Thursday, September 22, 2011

Think Like an Expert

If we acknowledge that expert practitioners actually think differently about situations than novices, then is there a way to expose the differences more clearly to improve the speed and effectiveness of capability development?

In order to develop an exercise I called Think Like a Consultant (inspired by Think Like a Commander), I used the following steps:
  1. Collect examples and stories from practitioners of the most difficult and challenging consulting scenarios they've experienced
  2. Present the scenarios to expert and non-expert practitioners and capture their responses of how they would think about and deal with the scenario using a think-aloud protocol
  3. Determine cognitive themes that are distinct between experts and non-experts
  4. Run deliberate practice sessions with practitioners where again the scenarios are presented and they respond using a think-aloud protocol but we follow-up with questions that highlight weaknesses in their responses and a review of the Cognitive Themes for Effective Consulting
  5. Continue to update the scenarios when better responses are discovered
I'm curious if this approach can be generalised.  Would a generic Think Like an Expert pattern hold across multiple contexts?

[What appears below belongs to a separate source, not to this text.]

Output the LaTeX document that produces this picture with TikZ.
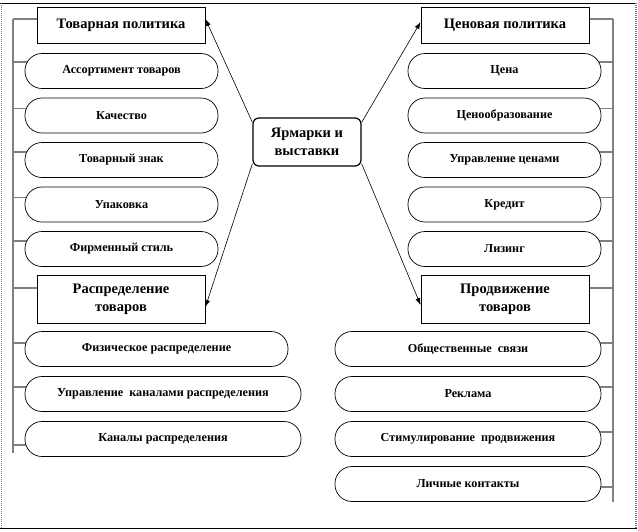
\documentclass[tikz,border=0pt]{standalone}
\usepackage{fontspec}
\setmainfont{Liberation Serif}
\usetikzlibrary{arrows.meta,backgrounds,positioning}

\begin{document}
\begin{tikzpicture}[x=1pt,y=-1pt,
    head/.style={draw,line width=0.8pt,fill=white,minimum width=168pt,inner sep=0pt,align=center,font=\bfseries\fontsize{14.5}{18}\selectfont},
    item/.style={draw,line width=0.7pt,fill=white,rounded corners=17pt,minimum height=35pt,inner sep=0pt,font=\bfseries\fontsize{12.2}{14}\selectfont},
    bar/.style={gray,line width=1.8pt},
    tick/.style={gray,line width=1.4pt},
    arr/.style={-{Latex[length=7pt,width=5pt]},line width=0.6pt}]
        \useasboundingbox (0,0) rectangle (638,531);
        \draw[line width=0.8pt] (0,3)--(637,3) (0,528)--(637,528);
        \draw[line width=1.6pt,gray,dash pattern=on 1pt off 1pt] (1.5,3)--(1.5,528) (636,3)--(636,528);

        \node[draw,line width=1.2pt,rounded corners=6pt,fill=white,minimum width=108pt,minimum height=48pt,align=center,font=\bfseries\fontsize{14.5}{18}\selectfont] (fair) at (307,142) {Ярмарки и\\выставки};

        \node[head,minimum height=36pt] (tovpol) at (121,25) {Товарная политика};
        \node[head,minimum height=36pt] (cenpol) at (505,25) {Ценовая политика};
        \node[head,minimum height=48pt] (raspr) at (121,299) {Распределение\\товаров};
        \node[head,minimum height=48pt] (prodv) at (505,299) {Продвижение\\товаров};

        \node[item,minimum width=193pt] (assort) at (121.5,71) {Ассортимент товаров};
        \node[item,minimum width=193pt] (kach) at (121.5,115.5) {Качество};
        \node[item,minimum width=193pt] (znak) at (121.5,160) {Товарный знак};
        \node[item,minimum width=193pt] (upak) at (121.5,204.5) {Упаковка};
        \node[item,minimum width=193pt] (stil) at (121.5,249) {Фирменный стиль};

        \node[item,minimum width=193pt] (cena) at (504.5,71) {Цена};
        \node[item,minimum width=193pt] (obraz) at (504.5,115.5) {Ценообразование};
        \node[item,minimum width=193pt] (uprcen) at (504.5,160) {Управление ценами};
        \node[item,minimum width=193pt] (kredit) at (504.5,204.5) {Кредит};
        \node[item,minimum width=193pt] (lizing) at (504.5,249) {Лизинг};

        \node[item,minimum width=263pt] (fiz) at (156.5,349) {Физическое распределение};
        \node[item,minimum width=276pt] (uprkan) at (163,394) {Управление~ каналами распределения};
        \node[item,minimum width=276pt] (kanal) at (163,439) {Каналы распределения};

        \node[item,minimum width=266pt] (obsch) at (468,349) {Общественные~ связи};
        \node[item,minimum width=266pt] (rekl) at (468,394) {Реклама};
        \node[item,minimum width=266pt] (stim) at (468,439) {Стимулирование~ продвижения};
        \node[item,minimum width=266pt] (lichn) at (468,484) {Личные контакты};

        \coordinate (lbar) at (13,19);
        \coordinate (lbarend) at (13,453);
        \coordinate (rbar) at (613,19);
        \coordinate (rbarend) at (613,502);

        \begin{pgfonlayer}{background}
        \draw[bar] (lbar)--(lbarend);
        \draw[bar] (rbar)--(rbarend);
        \draw[tick] ([yshift=6pt]tovpol.west -| lbar)--([xshift=3pt,yshift=6pt]tovpol.west);
        \draw[tick] ([yshift=9pt]assort.west -| lbar)--([xshift=5pt,yshift=9pt]assort.west);
        \draw[tick] ([yshift=7pt]kach.west -| lbar)--([xshift=5pt,yshift=7pt]kach.west);
        \draw[tick] ([yshift=8pt]znak.west -| lbar)--([xshift=5pt,yshift=8pt]znak.west);
        \draw[tick] ([yshift=7pt]upak.west -| lbar)--([xshift=5pt,yshift=7pt]upak.west);
        \draw[tick] ([yshift=8pt]stil.west -| lbar)--([xshift=5pt,yshift=8pt]stil.west);
        \draw[tick] ([yshift=11pt]raspr.west -| lbar)--([xshift=3pt,yshift=11pt]raspr.west);
        \draw[tick] ([yshift=6pt]fiz.west -| lbar)--([xshift=5pt,yshift=6pt]fiz.west);
        \draw[tick] ([yshift=7pt]uprkan.west -| lbar)--([xshift=5pt,yshift=7pt]uprkan.west);
        \draw[tick] ([yshift=-6pt]kanal.west -| lbar)--([xshift=5pt,yshift=-6pt]kanal.west);
        \draw[tick] ([yshift=6pt]cenpol.east -| rbar)--([xshift=-3pt,yshift=6pt]cenpol.east);
        \draw[tick] ([yshift=9pt]cena.east -| rbar)--([xshift=-5pt,yshift=9pt]cena.east);
        \draw[tick] ([yshift=7pt]obraz.east -| rbar)--([xshift=-5pt,yshift=7pt]obraz.east);
        \draw[tick] ([yshift=8pt]uprcen.east -| rbar)--([xshift=-5pt,yshift=8pt]uprcen.east);
        \draw[tick] ([yshift=7pt]kredit.east -| rbar)--([xshift=-5pt,yshift=7pt]kredit.east);
        \draw[tick] ([yshift=8pt]lizing.east -| rbar)--([xshift=-5pt,yshift=8pt]lizing.east);
        \draw[tick] ([yshift=11pt]prodv.east -| rbar)--([xshift=-3pt,yshift=11pt]prodv.east);
        \draw[tick] ([yshift=6pt]obsch.east -| rbar)--([xshift=-5pt,yshift=6pt]obsch.east);
        \draw[tick] ([yshift=7pt]rekl.east -| rbar)--([xshift=-5pt,yshift=7pt]rekl.east);
        \draw[tick] ([yshift=7pt]stim.east -| rbar)--([xshift=-5pt,yshift=7pt]stim.east);
        \draw[tick] ([yshift=-3pt]lichn.east -| rbar)--([xshift=-5pt,yshift=-3pt]lichn.east);
        \end{pgfonlayer}

        \draw[arr] ([yshift=-5pt]fair.north west)--([yshift=6pt]tovpol.east);
        \draw[arr] ([yshift=3pt]fair.south west)--([yshift=-8pt]raspr.east);
        \draw[arr] ([yshift=-5pt]fair.north east)--([yshift=3pt]cenpol.west);
        \draw[arr] ([yshift=3pt]fair.south east)--([yshift=-6pt]prodv.west);
    \end{tikzpicture}
\end{document}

As an example, if we want to create Think Like an Agilist, just replace "most difficult and challenging consulting scenarios" with "most difficult and challenging Agile scenarios".  We would still expect the same phenomenon where the Agile experts have distinct cognitive themes when compared to Agile novices.... and we can use this to develop Agile capability.

I've been thinking that it would be interesting to actually create Think Like an Agilist as a platform or just as a fleshed out approach.  Tell me if you'd be interested in helping and / or participating.

1 comment:

  1. I will try this and log the results in the next few weeks. I'll be speaking mainly with non-agilists.